Nowadays the canal over the M50 is a protected ecological area. Up until recently, it contained a strange green slime found nowhere else on earth. Slimus Humungus, to give its more technical name, was thought to exist almost entirely on empty crisp packets and coke cans, as evidenced by the large abundance of these that thoughtful passers-by deposited into the canal. Coincidentally, this slime reputedly formed the staple diet of the aforementioned Snarkletworp and Dragons.
Such was the rarity and importance of this slime that in 1980, the Rainbow Warrior made headline news throughout the world, as it successfully frustrated attempts by The Don’t-Give-Two-Hoots-About-The-Environment Chemical Company to build a seventy six storey chemical plant in the middle of the canal.
The famous slime mysteriously disappeared a few years ago, when the newly-formed Canal Trust decided to “clean it up.” Its absence means that you are unlikely to encounter a Snarkletworp, when traversing the M50.

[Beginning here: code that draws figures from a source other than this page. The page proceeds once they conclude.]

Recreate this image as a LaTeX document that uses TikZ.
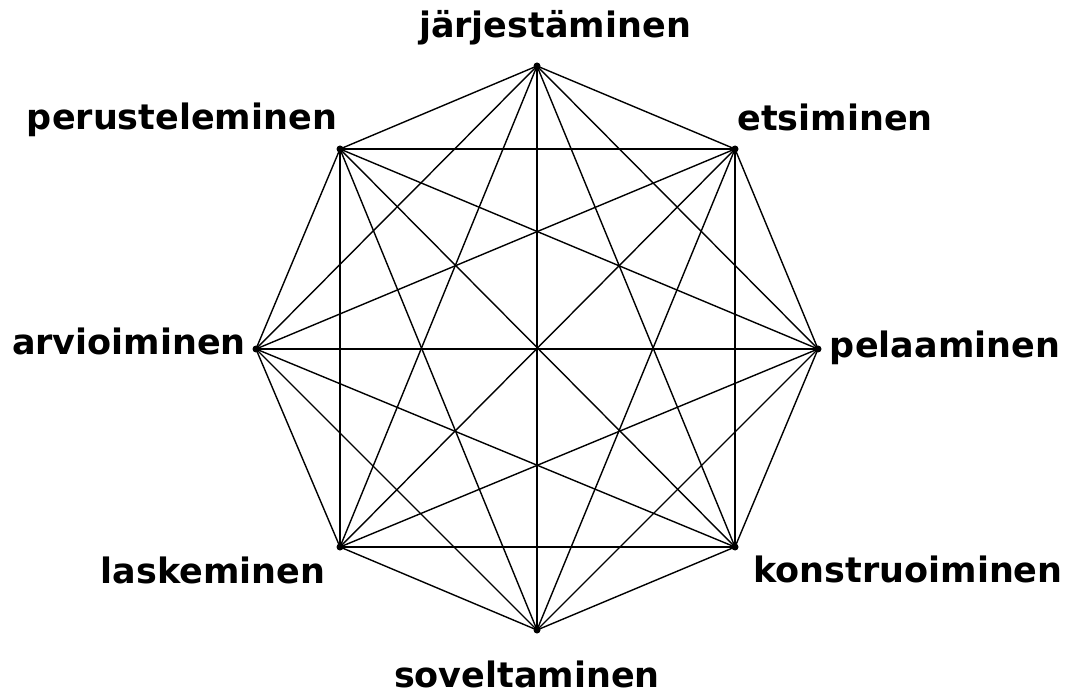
\documentclass[tikz,border=0pt]{standalone}
\usepackage{fontspec}
\setmainfont{DejaVu Sans}
\begin{document}
\begin{tikzpicture}[x=1pt,y=-1pt,
  lbl/.style={anchor=base,inner sep=0pt,font=\fontsize{35}{40}\selectfont\bfseries},
  edge/.style={line width=1.4pt,black},
  vdot/.style={fill=black}]
\useasboundingbox (0,0) rectangle (1072,695);
\coordinate (v1) at (537,66);
\coordinate (v2) at (735,149);
\coordinate (v3) at (818,349);
\coordinate (v4) at (735,547);
\coordinate (v5) at (537,630);
\coordinate (v6) at (340,547);
\coordinate (v7) at (256,349);
\coordinate (v8) at (340,149);
\foreach \i in {1,...,7}{
  \pgfmathtruncatemacro\k{\i+1}
  \foreach \j in {\k,...,8}{\draw[edge] (v\i) -- (v\j);}
}
\foreach \i in {1,...,8}{\fill[vdot] (v\i) circle (3.5pt);}
\node[lbl] (l1) at (555,38) {järjestäminen};
\node[lbl] (l2) at (835,131) {etsiminen};
\node[lbl] (l3) at (945,358) {pelaaminen};
\node[lbl] (l4) at (908,582) {konstruoiminen};
\node[lbl] (l5) at (527,687) {soveltaminen};
\node[lbl] (l6) at (213,583) {laskeminen};
\node[lbl] (l7) at (129,355) {arvioiminen};
\node[lbl] (l8) at (182,130) {perusteleminen};
\end{tikzpicture}
\end{document}
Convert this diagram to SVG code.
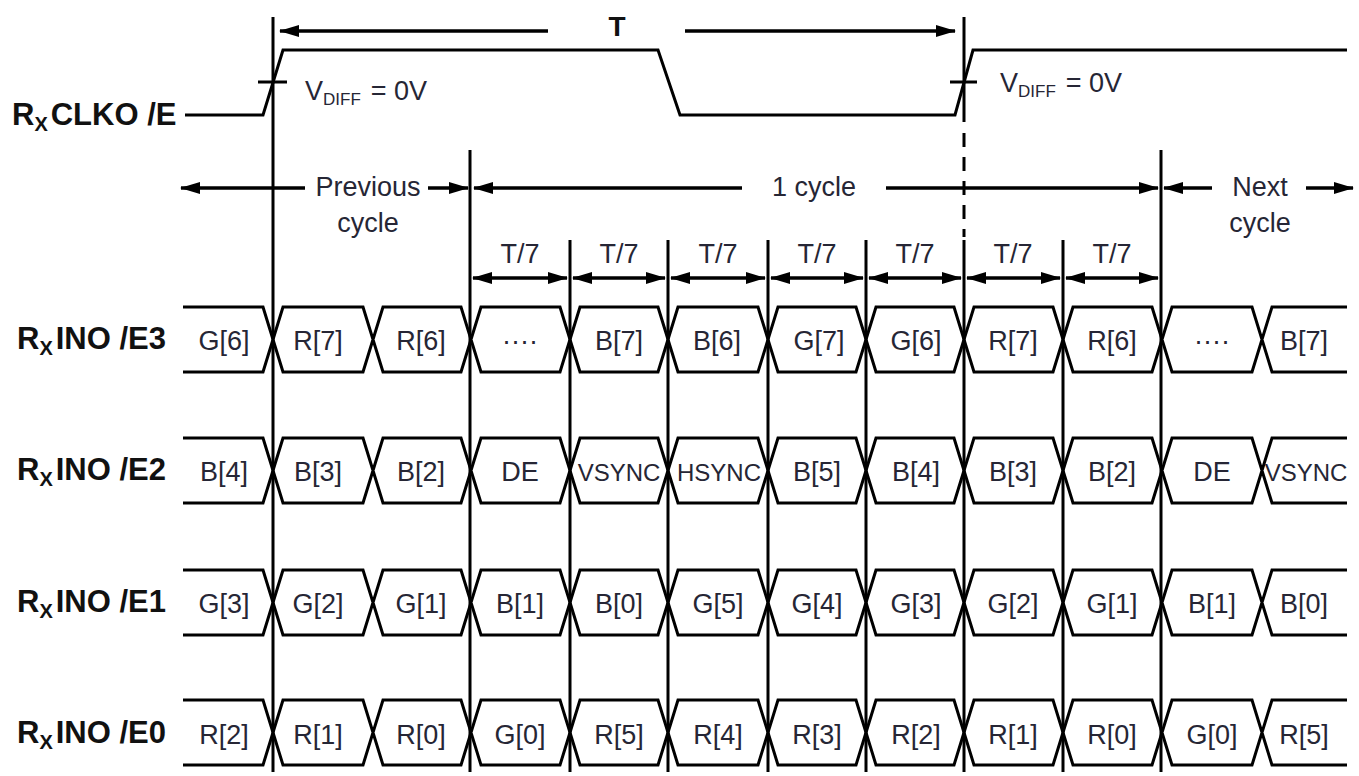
<svg xmlns="http://www.w3.org/2000/svg" width="1359" height="776" viewBox="0 0 1359 776">
<defs>
<style>
.ln{fill:none;stroke:#000;stroke-width:3;stroke-linejoin:miter}
.vl{fill:none;stroke:#000;stroke-width:3}
.ar{fill:none;stroke:#000;stroke-width:3.5;marker-start:url(#ah);marker-end:url(#ah)}
.t{font-family:"Liberation Sans",Arial,sans-serif;font-size:27px;fill:#262635;text-anchor:middle}
.lb{font-family:"Liberation Sans",Arial,sans-serif;font-size:31px;font-weight:bold;fill:#111}
.sync{font-size:24px}
</style>
<marker id="ah" viewBox="0 0 20 12" refX="19" refY="6" markerWidth="20" markerHeight="12" markerUnits="userSpaceOnUse" orient="auto-start-reverse"><path d="M0,0 L20,6 L0,12 z" fill="#000"/></marker>
<path id="bus" class="ln" d="M183,0 H263 L283,65 H363 L383,0 H461 L481,65 H560 L580,0 H658 L678,65 H758 L778,0 H856 L876,65 H954 L974,0 H1053 L1073,65 H1152 L1172,0 H1252 L1272,65 H1347 M183,65 H263 L283,0 H363 L383,65 H461 L481,0 H560 L580,65 H658 L678,0 H758 L778,65 H856 L876,0 H954 L974,65 H1053 L1073,0 H1152 L1172,65 H1252 L1272,0 H1347"/>
</defs>
<rect width="1359" height="776" fill="#fff"/>

<g id="clk">
<text class="lb" x="12" y="125">R<tspan font-size="20" dy="6">X</tspan><tspan dx="3" dy="-6">CLKO /E</tspan></text>
<path class="ln" d="M185,115 H263 L283,50 H658 L680,115 H955 L973,50 H1347"/>
<path class="ln" d="M258,82 H287 M950,82 H977"/>
<text class="t" x="305" y="100" text-anchor="start" style="text-anchor:start">V<tspan font-size="17" dy="5">DIFF</tspan><tspan dx="10" dy="-5">= 0V</tspan></text>
<text class="t" x="1000" y="92" style="text-anchor:start">V<tspan font-size="17" dy="5">DIFF</tspan><tspan dx="10" dy="-5">= 0V</tspan></text>
</g>

<g id="connectors">
<path class="vl" d="M273,17 V772 M470,150 V772 M1161,150 V772 M570,240 V772 M668,240 V772 M768,240 V772 M866,240 V772 M1063,240 V772 M964,17 V122 M964,240 V772"/>
<path class="vl" d="M964,133 V237" stroke-dasharray="14 10"/>
<path class="ar" d="M280,31 H548" style="marker-end:none"/>
<path class="ar" d="M685,31 H955" style="marker-start:none"/>
<path class="ar" d="M181,188 H305" style="marker-end:none"/>
<path class="ar" d="M428,188 H468" style="marker-start:none"/>
<path class="ar" d="M474,188 H742" style="marker-end:none"/>
<path class="ar" d="M886,188 H1158" style="marker-start:none"/>
<path class="ar" d="M1164,188 H1212" style="marker-end:none"/>
<path class="ar" d="M1306,188 H1353" style="marker-start:none"/>
<path class="ar" d="M473,278 H567"/>
<path class="ar" d="M573,278 H665"/>
<path class="ar" d="M671,278 H765"/>
<path class="ar" d="M771,278 H863"/>
<path class="ar" d="M869,278 H961"/>
<path class="ar" d="M967,278 H1060"/>
<path class="ar" d="M1066,278 H1158"/>
</g>

<g id="labels">
<text class="lb" x="617" y="36" text-anchor="middle" style="font-size:28px">T</text>
<text class="t" x="368" y="196">Previous</text>
<text class="t" x="368" y="232">cycle</text>
<text class="t" x="814" y="196">1 cycle</text>
<text class="t" x="1260" y="196">Next</text>
<text class="t" x="1260" y="232">cycle</text>
<text class="t" x="520" y="263">T/7</text>
<text class="t" x="619" y="263">T/7</text>
<text class="t" x="718" y="263">T/7</text>
<text class="t" x="817" y="263">T/7</text>
<text class="t" x="915" y="263">T/7</text>
<text class="t" x="1013" y="263">T/7</text>
<text class="t" x="1112" y="263">T/7</text>
</g>

<g id="e3">
<text class="lb" x="17" y="349">R<tspan font-size="20" dy="6">X</tspan><tspan dx="3" dy="-6">INO /E3</tspan></text>
<use href="#bus" y="307"/>
<text class="t" y="350"><tspan x="224">G[6]</tspan><tspan x="318">R[7]</tspan><tspan x="421">R[6]</tspan><tspan x="520">····</tspan><tspan x="619">B[7]</tspan><tspan x="717">B[6]</tspan><tspan x="819">G[7]</tspan><tspan x="916">G[6]</tspan><tspan x="1013">R[7]</tspan><tspan x="1112">R[6]</tspan><tspan x="1212">····</tspan><tspan x="1304">B[7]</tspan></text>
</g>

<g id="e2">
<text class="lb" x="17" y="480">R<tspan font-size="20" dy="6">X</tspan><tspan dx="3" dy="-6">INO /E2</tspan></text>
<use href="#bus" y="438"/>
<text class="t" y="481"><tspan x="224">B[4]</tspan><tspan x="318">B[3]</tspan><tspan x="421">B[2]</tspan><tspan x="520">DE</tspan><tspan x="619" class="sync">VSYNC</tspan><tspan x="719" class="sync">HSYNC</tspan><tspan x="817">B[5]</tspan><tspan x="916">B[4]</tspan><tspan x="1013">B[3]</tspan><tspan x="1112">B[2]</tspan><tspan x="1212">DE</tspan><tspan x="1306" class="sync">VSYNC</tspan></text>
</g>

<g id="e1">
<text class="lb" x="17" y="612">R<tspan font-size="20" dy="6">X</tspan><tspan dx="3" dy="-6">INO /E1</tspan></text>
<use href="#bus" y="570"/>
<text class="t" y="613"><tspan x="224">G[3]</tspan><tspan x="318">G[2]</tspan><tspan x="421">G[1]</tspan><tspan x="520">B[1]</tspan><tspan x="619">B[0]</tspan><tspan x="718">G[5]</tspan><tspan x="817">G[4]</tspan><tspan x="916">G[3]</tspan><tspan x="1013">G[2]</tspan><tspan x="1112">G[1]</tspan><tspan x="1212">B[1]</tspan><tspan x="1304">B[0]</tspan></text>
</g>

<g id="e0">
<text class="lb" x="17" y="743">R<tspan font-size="20" dy="6">X</tspan><tspan dx="3" dy="-6">INO /E0</tspan></text>
<use href="#bus" y="700"/>
<text class="t" y="744"><tspan x="224">R[2]</tspan><tspan x="318">R[1]</tspan><tspan x="421">R[0]</tspan><tspan x="520">G[0]</tspan><tspan x="619">R[5]</tspan><tspan x="718">R[4]</tspan><tspan x="817">R[3]</tspan><tspan x="916">R[2]</tspan><tspan x="1013">R[1]</tspan><tspan x="1112">R[0]</tspan><tspan x="1212">G[0]</tspan><tspan x="1304">R[5]</tspan></text>
</g>
</svg>
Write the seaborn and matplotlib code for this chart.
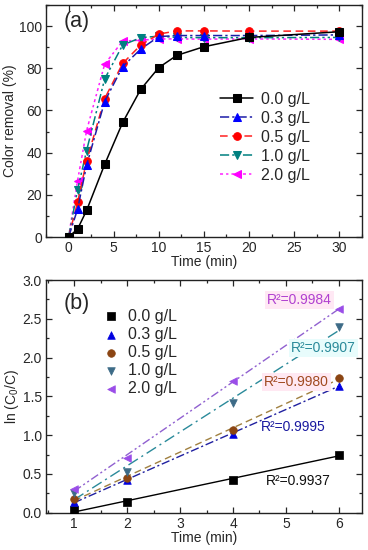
import numpy as np
import pandas as pd
import matplotlib
matplotlib.use("Agg")
import matplotlib.pyplot as plt
import seaborn as sns
from matplotlib.ticker import MultipleLocator

# ---------------- data ----------------
doses = ["0.0 g/L", "0.3 g/L", "0.5 g/L", "1.0 g/L", "2.0 g/L"]

time_a = [0, 1, 2, 4, 6, 8, 10, 12, 15, 20, 30]
removal_00 = [0, 3.8, 12.6, 34.4, 54.3, 70.0, 80.3, 86.1, 90.2, 94.6, 97.3]
removal_03 = [0, 13.2, 34.0, 64.2, 80.8, 89.1, 95.0, 95.5, 95.5, 95.5, 95.8]
removal_05 = [0, 16.4, 36.1, 65.6, 82.3, 91.0, 96.2, 97.7, 97.7, 97.6, 97.6]
removal_10 = [0, 22.4, 41.0, 74.9, 91.0, 94.5, 95.2, 94.6, 94.5, 94.5, 94.6]
removal_20 = [0, 26.8, 50.4, 81.9, 92.9, 93.3, 93.9, 93.9, 93.8, 93.9, 93.7]

time_b = [1, 2, 4, 6]
lnc_00 = [0.03, 0.14, 0.42, 0.75]
lnc_03 = [0.14, 0.42, 1.02, 1.64]
lnc_05 = [0.18, 0.45, 1.07, 1.74]
lnc_10 = [0.25, 0.53, 1.42, 2.40]
lnc_20 = [0.31, 0.70, 1.70, 2.63]

r2_labels = ["R²=0.9937", "R²=0.9995", "R²=0.9980", "R²=0.9907", "R²=0.9984"]
r2_pos = [(5.23, 0.41), (5.13, 1.11), (5.2, 1.69), (5.7, 2.12), (5.26, 2.74)]

# ---------------- style ----------------
sns.set_theme(style="ticks")
plt.rcParams["font.family"] = ["Liberation Sans", "DejaVu Sans"]
plt.rcParams["mathtext.fontset"] = "custom"
plt.rcParams["mathtext.rm"] = "Liberation Sans"
plt.rcParams["mathtext.it"] = "Liberation Sans:italic"
plt.rcParams["axes.linewidth"] = 1.0

fig = plt.figure(figsize=(3.68, 5.5), dpi=100)
ax1 = fig.add_axes([0.125, 0.569, 0.858, 0.422])
ax2 = fig.add_axes([0.125, 0.0678, 0.858, 0.423])

# panel a
df_a = pd.DataFrame({"t": time_a * 5,
                     "v": removal_00 + removal_03 + removal_05 + removal_10 + removal_20,
                     "dose": sum([[d] * len(time_a) for d in doses], [])})
cols_a_line = ["#000000", "#1c1ca8", "#ff2020", "#008080", "#ff20ff"]
cols_a_mark = ["#000000", "#0000ff", "#ff0000", "#008080", "#ff00ff"]
markers_a = ["s", "^", "o", "v", "<"]
dashes_a = [(None, None), (6, 2, 1.5, 2), (5, 3), (6, 2, 1.5, 2, 1.5, 2), (2, 2, 1.5, 2)]
for i, d in enumerate(doses):
    sub = df_a[df_a["dose"] == d]
    ls = "-" if i == 0 else (0, dashes_a[i])
    sns.lineplot(data=sub, x="t", y="v", ax=ax1, color=cols_a_line[i], lw=1.1,
                 linestyle=ls, marker=markers_a[i], markersize=5.5,
                 markerfacecolor=cols_a_mark[i], markeredgecolor=cols_a_mark[i],
                 label=d, zorder=3 + (4 - i))

ax1.set_xlim(-2.5, 32.5)
ax1.set_ylim(0, 110)
ax1.xaxis.set_major_locator(MultipleLocator(5))
ax1.xaxis.set_minor_locator(MultipleLocator(2.5))
ax1.yaxis.set_major_locator(MultipleLocator(20))
ax1.yaxis.set_minor_locator(MultipleLocator(10))
ax1.set_xlabel("Time (min)", fontsize=10, labelpad=0)
ax1.set_ylabel("Color removal (%)", fontsize=10, labelpad=1)
ax1.text(0.055, 0.975, "(a)", transform=ax1.transAxes, fontsize=15.5, va="top", ha="left")
leg1 = ax1.legend(loc="center left", bbox_to_anchor=(0.515, 0.43), frameon=False,
                  fontsize=11.5, handlelength=2.1, handletextpad=0.5, labelspacing=0.25,
                  borderpad=0.2)

# panel b
series_b = [lnc_00, lnc_03, lnc_05, lnc_10, lnc_20]
cols_b_mark = ["#000000", "#0000e0", "#8b4513", "#3d6b87", "#9a4de8"]
cols_b_line = ["#000000", "#2020a0", "#a08040", "#2a8a9a", "#9060d0"]
markers_b = ["s", "^", "o", "v", "<"]
dashes_b = [(None, None), (6, 2, 1.5, 2), (5, 3), (8, 3, 1.5, 3), (6, 2, 1.5, 2, 1.5, 2)]
text_cols = ["#101010", "#1a1aa0", "#a04a20", "#2a8a9a", "#b040d0"]
box_cols = [None, None, "#ffe8f2", "#e8fcfc", "#ffe8f4"]

for i, d in enumerate(doses):
    sub = pd.DataFrame({"t": time_b, "y": series_b[i]})
    ls = "-" if i == 0 else (0, dashes_b[i])
    sns.regplot(data=sub, x="t", y="y", ax=ax2, ci=None, scatter=False, truncate=True,
                line_kws=dict(color=cols_b_line[i], lw=1.0, linestyle=ls, zorder=2))
    sns.scatterplot(data=sub, x="t", y="y", ax=ax2, color=cols_b_mark[i],
                    marker=markers_b[i], s=30, edgecolor=cols_b_mark[i], linewidth=0.5,
                    label=d, zorder=4)

for i, lab in enumerate(r2_labels):
    kw = {}
    if box_cols[i] is not None:
        kw["bbox"] = dict(boxstyle="square,pad=0.15", fc=box_cols[i], ec="none")
    ax2.text(r2_pos[i][0], r2_pos[i][1], lab, color=text_cols[i], fontsize=10,
             ha="center", va="center", zorder=3, **kw)

ax2.set_xlim(0.47, 6.43)
ax2.set_ylim(0, 3.0)
ax2.xaxis.set_major_locator(MultipleLocator(1))
ax2.xaxis.set_minor_locator(MultipleLocator(0.5))
ax2.yaxis.set_major_locator(MultipleLocator(0.5))
ax2.yaxis.set_minor_locator(MultipleLocator(0.25))
ax2.set_xlabel("Time (min)", fontsize=10, labelpad=0)
ax2.set_ylabel("ln (C$_0$/C)", fontsize=10, labelpad=1)
ax2.text(0.055, 0.945, "(b)", transform=ax2.transAxes, fontsize=15.5, va="top", ha="left")
leg2 = ax2.legend(loc="upper left", bbox_to_anchor=(0.145, 0.925), frameon=False,
                  fontsize=11.5, handlelength=1.0, handletextpad=0.55, labelspacing=0.2,
                  borderpad=0.2)

for ax in (ax1, ax2):
    ax.tick_params(which="both", direction="in", top=True, right=True, labelsize=10,
                   width=0.9, pad=3)
    ax.tick_params(which="major", length=4)
    ax.tick_params(which="minor", length=2.5)
    for s in ax.spines.values():
        s.set_linewidth(1.0)
        s.set_color("#222222")

fig.savefig("out.png", dpi=100)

Yes, this truly is a magical place. Here, with the traffic roaring above your head and the stationary traffic below honking their horns as they approach the toll-bridge, and with the overcrowded train from Maynooth steaming past with its cargo of miserably squashed commuters, here it is possible to lie back on the soft earth and imagine a simpler, yet richer world, a world where nubile young maidens would cavort naked in the canal’s crystal waters and wash each other’s backs, [mind you, I don’t need to lie back near a canal to imagine that] ; a world devoid of bank charges and “Celebrity Wife Swap” and mobile phones; a world of perfect calm entirely surrounded by the maelstrom that is modern life.
Such places are rare. We should cherish them.